KPR Ruch - KPR Gminy Kobierzyce. Niebieskie mają rachunek do wyrównania

3 січ. 2020 |

W pierwszej rundzie piłkarki Ruchu przegrały w Kobierzycach 24:25 po rzucie karnym w ostatniej sekundzie. - Mam nadzieję, że tym razem też będzie "spokojnie jedną", ale w drugą stronę - uśmiecha się trener Michał Boczek.

Spotkanie rozegrane 5 października 2019 r. było jednym z najbardziej emocjonujących w tym sezonie PGNiG Superligi Kobiet. Ruch pojechał do Kobierzyc po trzech wysokich porażkach u siebie. Był skazywany na pożarcie, tymczasem bardzo niewiele zabrakło mu do pierwszej zdobyczy punktowej. Niemal równo z końcową syreną sędziowie podyktowali rzut karny. Na gola zamieniła go Zorica Despodovska. "Niebieskie" przegrały 24:25.

Tamten mecz chorzowianki wciąż mają w pamięci. - Porażka zabolała, ale jednocześnie nas zbudowała. Pierwsze mecze w sezonie były po dziesięć "w plecy". W Kobierzycach pokazałyśmy że możemy zawalczyć z każdym - wspomina Katarzyna Masłowska, obrotowa Ruchu.

Nic dziwnego, że Ruch chce się zrewanżować trzeciej drużynie PGNiG Superligi Kobiet. - Dziewczyny mają rachunek do wyrównania. Mam nadzieję, że tym razem też będzie "spokojnie jedną", ale w drugą stronę - uśmiecha się trener "Niebieskich" Michał Boczek.

- Nie ma co ukrywać: to Kobierzyce są faworytem, ale my podejdziemy do tego meczu z zamiarem wydarcia trzech punktów. Musimy zagrać mocno w obronie, pociągnąć kontrę i zniwelować do minimum błędy techniczne - wylicza Katarzyna Masłowska.

W Chorzowie kibice stęsknili się za Superligą. Po raz ostatni Ruch zagrał o punkty w hali Miejskiego Ośrodka Rekreacji i Sportu 26 października.
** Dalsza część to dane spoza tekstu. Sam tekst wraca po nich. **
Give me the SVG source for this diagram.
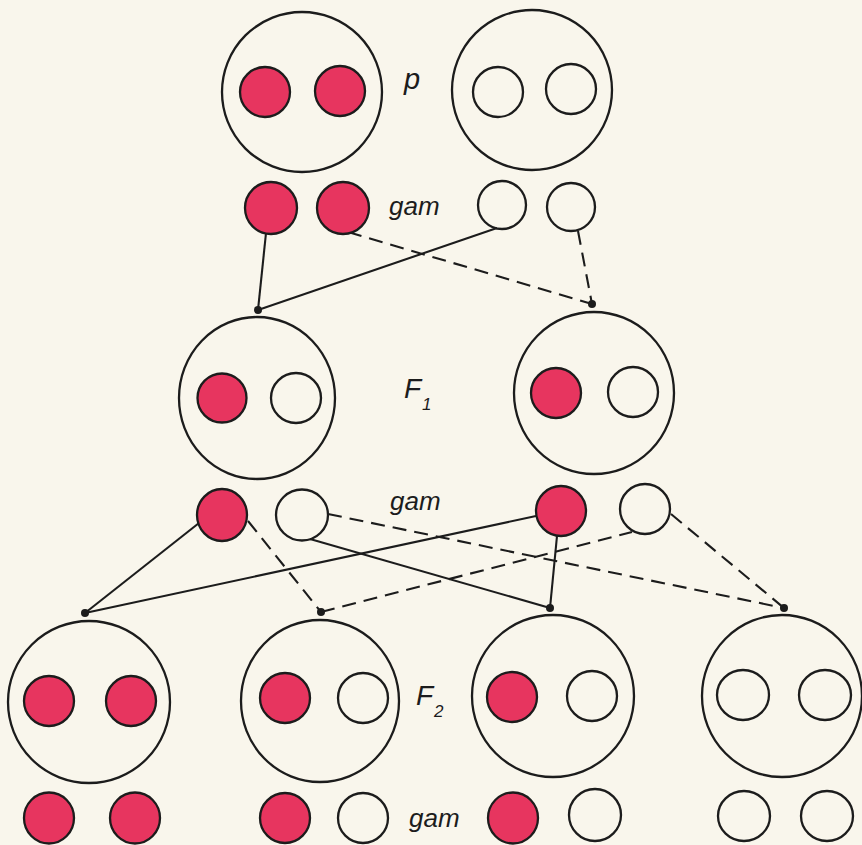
<svg xmlns="http://www.w3.org/2000/svg" width="862" height="845" viewBox="0 0 862 845">
<style>
.bg{fill:#f9f6ec}
.big{fill:none;stroke:#1c1c1c;stroke-width:2.3}
.r{fill:#e7355f;stroke:#1c1c1c;stroke-width:2.3}
.w{fill:none;stroke:#1c1c1c;stroke-width:2.3}
.s{fill:none;stroke:#1c1c1c;stroke-width:2.1}
.d{fill:none;stroke:#1c1c1c;stroke-width:2.1;stroke-dasharray:14 8}
.dot{fill:#1c1c1c}
.lbl{font-family:"Liberation Sans","DejaVu Sans",sans-serif;font-style:italic;fill:#1c1c1c}
</style>
<rect class="bg" x="0" y="0" width="862" height="845"/>

<g id="connectors">
  <line class="s" x1="266" y1="233" x2="258" y2="310"/>
  <line class="s" x1="258" y1="310" x2="497" y2="228"/>
  <line class="d" x1="348" y1="232" x2="592" y2="304"/>
  <line class="d" x1="578" y1="231" x2="592" y2="304"/>
  <circle class="dot" cx="258" cy="310" r="4"/>
  <circle class="dot" cx="592" cy="304" r="4"/>

  <line class="s" x1="199" y1="523" x2="85" y2="613"/>
  <line class="s" x1="85" y1="613" x2="536" y2="516"/>
  <line class="d" x1="248" y1="521" x2="321" y2="612"/>
  <line class="d" x1="321" y1="612" x2="632" y2="532"/>
  <line class="s" x1="310" y1="539" x2="550" y2="608"/>
  <line class="s" x1="557" y1="536" x2="550" y2="608"/>
  <line class="d" x1="328" y1="514" x2="784" y2="608"/>
  <line class="d" x1="671" y1="514" x2="784" y2="608"/>
  <circle class="dot" cx="85" cy="613" r="4"/>
  <circle class="dot" cx="321" cy="612" r="4"/>
  <circle class="dot" cx="550" cy="608" r="4"/>
  <circle class="dot" cx="784" cy="608" r="4"/>
</g>

<g id="p-left">
  <circle class="big" cx="302" cy="92" r="80"/>
  <circle class="r" cx="265" cy="92" r="25"/>
  <circle class="r" cx="340" cy="91" r="25"/>
</g>
<g id="p-right">
  <circle class="big" cx="532" cy="90" r="80"/>
  <circle class="w" cx="498" cy="92" r="25"/>
  <circle class="w" cx="571" cy="89" r="25"/>
</g>
<g id="label-p"><text class="lbl" x="404" y="89" font-size="29">p</text></g>

<g id="gam-p">
  <circle class="r" cx="271" cy="208" r="26"/>
  <circle class="r" cx="343" cy="208" r="26"/>
  <circle class="w" cx="502" cy="205" r="24"/>
  <circle class="w" cx="571" cy="207" r="24"/>
  <text class="lbl" x="389" y="215" font-size="26">gam</text>
</g>

<g id="f1-left">
  <ellipse class="big" cx="257" cy="398" rx="78" ry="81"/>
  <circle class="r" cx="222" cy="398" r="24.5"/>
  <circle class="w" cx="296" cy="398" r="25"/>
</g>
<g id="f1-right">
  <ellipse class="big" cx="594" cy="393" rx="80" ry="81"/>
  <circle class="r" cx="556" cy="393" r="25"/>
  <circle class="w" cx="633" cy="392" r="25"/>
</g>
<g id="label-f1"><text class="lbl" x="404" y="398" font-size="28">F</text><text class="lbl" x="422" y="410" font-size="17">1</text></g>

<g id="gam-f1">
  <ellipse class="r" cx="222" cy="515" rx="25" ry="26"/>
  <ellipse class="w" cx="302" cy="515" rx="26" ry="25.5"/>
  <circle class="r" cx="561" cy="511" r="25"/>
  <circle class="w" cx="645" cy="509" r="25"/>
  <text class="lbl" x="390" y="510" font-size="26">gam</text>
</g>

<g id="f2-1">
  <ellipse class="big" cx="89" cy="702" rx="81" ry="81"/>
  <circle class="r" cx="49" cy="701" r="25"/>
  <circle class="r" cx="131" cy="701" r="25"/>
</g>
<g id="f2-2">
  <ellipse class="big" cx="320" cy="701" rx="79" ry="81"/>
  <circle class="r" cx="285" cy="698" r="25"/>
  <circle class="w" cx="363" cy="698" r="25"/>
</g>
<g id="f2-3">
  <ellipse class="big" cx="553" cy="696" rx="81" ry="81"/>
  <circle class="r" cx="512" cy="697" r="25"/>
  <circle class="w" cx="592" cy="696" r="25"/>
</g>
<g id="f2-4">
  <ellipse class="big" cx="782" cy="696" rx="80" ry="81"/>
  <ellipse class="w" cx="743" cy="695" rx="26" ry="25"/>
  <ellipse class="w" cx="825" cy="695" rx="26" ry="25"/>
</g>
<g id="label-f2"><text class="lbl" x="416" y="705" font-size="28">F</text><text class="lbl" x="434" y="717" font-size="17">2</text></g>

<g id="gam-f2">
  <ellipse class="r" cx="49" cy="818" rx="25" ry="25.5"/>
  <ellipse class="r" cx="135" cy="818" rx="25" ry="25.5"/>
  <ellipse class="r" cx="285" cy="818" rx="25" ry="25"/>
  <ellipse class="w" cx="363" cy="818" rx="25" ry="25"/>
  <ellipse class="r" cx="513" cy="818" rx="25" ry="25.5"/>
  <circle class="w" cx="595" cy="815" r="26"/>
  <ellipse class="w" cx="744" cy="816" rx="26" ry="25"/>
  <ellipse class="w" cx="827" cy="816" rx="26" ry="25"/>
  <text class="lbl" x="409" y="827" font-size="26">gam</text>
</g>
</svg>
Pokonał wówczas Piotrcovię, zdobywając pierwsze trzy "oczka" w tym sezonie.

- Chcemy zrobić z tej hali naszą twierdzę. U siebie trzeba wygrywać, bez dwóch zdań, a na wyjazdach dobrze byłoby "kraść" punkty sąsiadom w tabeli - zauważa Michał Boczek. - Wierzę, że będzie to dla nas przełomowy mecz, a później pójdziemy za ciosem. Chciałabym, aby ta hala nie została zdobyta do końca sezonu i żebyśmy w maju cieszyły się z utrzymania - dodaje Katarzyna Masłowska.

Na razie nasza drużyna - po raz pierwszy w sezonie - może opuścić ostatnie miejsce w tabeli. Stanie się tak, jeśli wygra sobotnie spotkanie (za trzy punkty), a w piątek Piotrcovia nie zdobędzie punktów w Lublinie.

Mecz KPR Ruch Chorzów - KPR Gminy Kobierzyce odbędzie się 4 stycznia, o godz. 17.00, w hali Miejskiego Ośrodka Rekreacji i Sportu w Chorzowie, przy ul. Dąbrowskiego 113. Zapraszamy!